Saturday 7 February 2015

parkrun: Not a PB. Just.


Saturday 7th February
Run #38
Richmond parkrun

We'd originally chatted around the idea of running over to Kingston for parkrun today. But i was out Friday night and, when I rolled in at midnight and quizzed a catatonic M it seemed like the easier plan would be to just set the regular alarm and keep it local. 

Arriving 10 minutes to 9am meant it was yet to get busy - In contract to Longrun meadow where turning up with 45 minutes to spare seems to be the norm, Richmondites never seem to get to parkrun with anything more than minutes to spare. Arrive too soon and you'd be forgiven for thinking it might have been cancelled. But wait until 08:50 or even :55 and suddenly people arrive from every direction until up to 400 people are gathered ready to go. 

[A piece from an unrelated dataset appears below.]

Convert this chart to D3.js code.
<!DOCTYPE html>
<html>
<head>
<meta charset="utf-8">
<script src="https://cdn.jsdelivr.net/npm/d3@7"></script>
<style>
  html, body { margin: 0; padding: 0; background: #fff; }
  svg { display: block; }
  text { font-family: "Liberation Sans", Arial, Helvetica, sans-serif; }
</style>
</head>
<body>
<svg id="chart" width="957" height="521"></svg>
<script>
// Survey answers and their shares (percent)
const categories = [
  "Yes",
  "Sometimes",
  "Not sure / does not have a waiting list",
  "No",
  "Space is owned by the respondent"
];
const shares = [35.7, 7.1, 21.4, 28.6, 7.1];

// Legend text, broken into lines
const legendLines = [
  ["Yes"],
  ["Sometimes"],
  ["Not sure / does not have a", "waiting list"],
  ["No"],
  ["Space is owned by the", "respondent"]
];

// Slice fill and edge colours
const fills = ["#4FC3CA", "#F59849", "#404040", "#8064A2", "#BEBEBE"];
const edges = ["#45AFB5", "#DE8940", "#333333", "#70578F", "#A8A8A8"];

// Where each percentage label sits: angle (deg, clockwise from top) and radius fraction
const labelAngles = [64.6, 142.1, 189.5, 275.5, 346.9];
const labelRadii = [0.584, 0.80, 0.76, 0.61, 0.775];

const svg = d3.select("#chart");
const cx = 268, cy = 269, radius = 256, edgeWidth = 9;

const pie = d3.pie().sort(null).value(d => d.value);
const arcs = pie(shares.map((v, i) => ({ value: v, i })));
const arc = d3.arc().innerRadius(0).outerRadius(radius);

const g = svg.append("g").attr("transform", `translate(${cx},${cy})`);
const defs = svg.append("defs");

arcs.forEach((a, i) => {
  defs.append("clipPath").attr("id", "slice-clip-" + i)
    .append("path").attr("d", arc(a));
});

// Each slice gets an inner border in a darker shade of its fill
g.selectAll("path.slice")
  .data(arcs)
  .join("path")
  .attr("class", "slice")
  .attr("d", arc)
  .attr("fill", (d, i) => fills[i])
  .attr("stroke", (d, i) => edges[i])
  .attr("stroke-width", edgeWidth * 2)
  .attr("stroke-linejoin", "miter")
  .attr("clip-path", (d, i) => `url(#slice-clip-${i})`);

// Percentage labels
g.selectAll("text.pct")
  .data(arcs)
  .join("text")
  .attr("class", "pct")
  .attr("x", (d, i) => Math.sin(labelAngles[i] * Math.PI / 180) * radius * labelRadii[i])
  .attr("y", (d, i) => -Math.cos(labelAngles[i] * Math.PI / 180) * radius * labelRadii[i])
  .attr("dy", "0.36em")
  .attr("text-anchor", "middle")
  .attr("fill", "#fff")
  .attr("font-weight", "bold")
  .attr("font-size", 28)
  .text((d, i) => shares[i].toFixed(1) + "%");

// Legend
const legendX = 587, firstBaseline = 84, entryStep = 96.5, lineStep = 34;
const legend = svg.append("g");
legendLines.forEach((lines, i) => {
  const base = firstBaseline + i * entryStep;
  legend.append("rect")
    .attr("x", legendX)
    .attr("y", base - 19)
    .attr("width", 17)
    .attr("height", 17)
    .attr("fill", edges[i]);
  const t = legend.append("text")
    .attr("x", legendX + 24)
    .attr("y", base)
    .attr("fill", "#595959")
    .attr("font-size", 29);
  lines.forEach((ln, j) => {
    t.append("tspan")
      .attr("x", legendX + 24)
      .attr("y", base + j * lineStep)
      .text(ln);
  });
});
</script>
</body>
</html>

One thing I do like about the winter months is that they do seem to bring out the more colourful attire. Even when not twilight running people's cold weather gear more often offers splashes of highligher pen hues and neon brights. 

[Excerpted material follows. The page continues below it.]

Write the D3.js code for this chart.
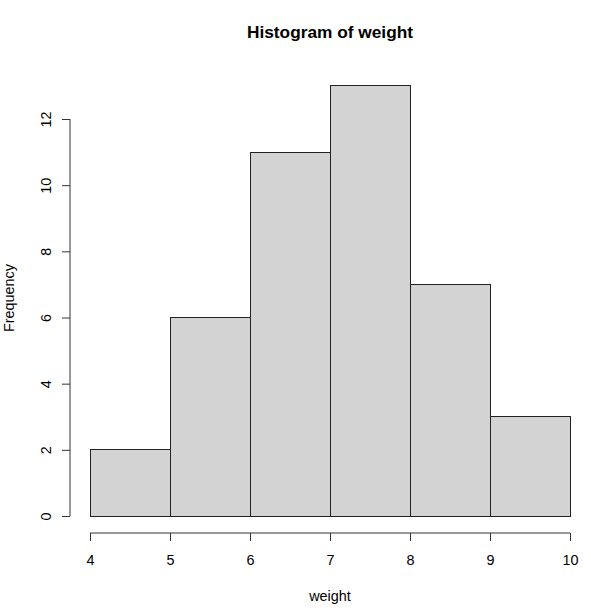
<!DOCTYPE html>
<html><head><meta charset="utf-8">
<script src="https://cdn.jsdelivr.net/npm/d3@7"></script>
<style>body{margin:0;background:#fff}svg{display:block}text{font-family:"Liberation Sans",Arial,sans-serif;fill:#000}</style>
</head><body>
<script>
const binStarts = [4, 5, 6, 7, 8, 9];
const binEnds = [5, 6, 7, 8, 9, 10];
const counts = [2, 6, 11, 13, 7, 3];
const xTicks = [4, 5, 6, 7, 8, 9, 10];
const yTicks = [0, 2, 4, 6, 8, 10, 12];

const W = 591, H = 612;
const FS = 14.4;
const svg = d3.select("body").append("svg").attr("width", W).attr("height", H);
const x = d3.scaleLinear().domain([4, 10]).range([90, 570]);
const y = d3.scaleLinear().domain([0, 12]).range([516, 119]);

svg.selectAll("rect.bar").data(counts).join("rect")
  .attr("class", "bar")
  .attr("x", (d, i) => x(binStarts[i]))
  .attr("width", (d, i) => x(binEnds[i]) - x(binStarts[i]))
  .attr("y", d => y(d))
  .attr("height", d => y(0) - y(d))
  .attr("fill", "#d3d3d3").attr("stroke", "#222").attr("stroke-width", 1)
  .attr("shape-rendering", "crispEdges");

// x axis
const gx = svg.append("g").attr("transform", "translate(0,533)");
gx.call(d3.axisBottom(x).tickValues(xTicks).tickFormat(d3.format("d")).tickSize(8).tickSizeOuter(0));
gx.select(".domain").attr("d", `M${x(4)},0H${x(10)}`).attr("stroke", "#333");
gx.selectAll(".tick line").attr("stroke", "#333");
gx.selectAll(".tick text").attr("font-size", FS).attr("font-family", "Liberation Sans, Arial, sans-serif")
  .attr("y", 32).attr("dy", null);

// y axis
const gy = svg.append("g").attr("transform", "translate(70,0)");
gy.call(d3.axisLeft(y).tickValues(yTicks).tickFormat(d3.format("d")).tickSize(8).tickSizeOuter(0));
gy.select(".domain").attr("d", `M0,${y(0)}V${y(12)}`).attr("stroke", "#333");
gy.selectAll(".tick line").attr("stroke", "#333");
gy.selectAll(".tick text")
  .attr("font-size", FS).attr("font-family", "Liberation Sans, Arial, sans-serif")
  .attr("x", null).attr("dy", null)
  .attr("text-anchor", "middle")
  .attr("transform", "translate(-19,0) rotate(-90)");

svg.append("text").attr("x", 330).attr("y", 38).attr("text-anchor", "middle")
  .attr("font-size", 17.3).attr("font-weight", "bold").text("Histogram of weight");
svg.append("text").attr("x", 330).attr("y", 601).attr("text-anchor", "middle")
  .attr("font-size", FS).text("weight");
svg.append("text").attr("transform", "translate(14,298) rotate(-90)").attr("text-anchor", "middle")
  .attr("font-size", FS).text("Frequency");
</script>
</body></html>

This parkrun was one that M decided to run with me and I let him dictate the pace, electing not to look at my watch. It felt hard. But not in the way that pushing your top pace feels, more in that way that your usual steady pace feels when you're tired, rundown or hungover. The major difference I noticed when our times were uploaded later was how much more even the splits were. When I pace my own parkrun I always go out too fast, leg it down the big hill to try and buy as much time as I can then die between 4 and 5k. Turns out today was the quickest I've ever done the 4th k with far more even splits. 

Once we got home M turned and asked: "what was your previous Richmond parkrun PB?"
"Dunno" I replied, "but at least 15 sec faster than we did today I'm sure"
"No, 4 seconds faster than you did today" was the response.

Though today felt a bit tough, it certainly didn't feel like pushing the pace into PB territory. Which really does suggest I should take the time to find out my PB before I run. Just in case I'm that close to hitting it again. Missing out by seconds is just unnecessary. And dumb.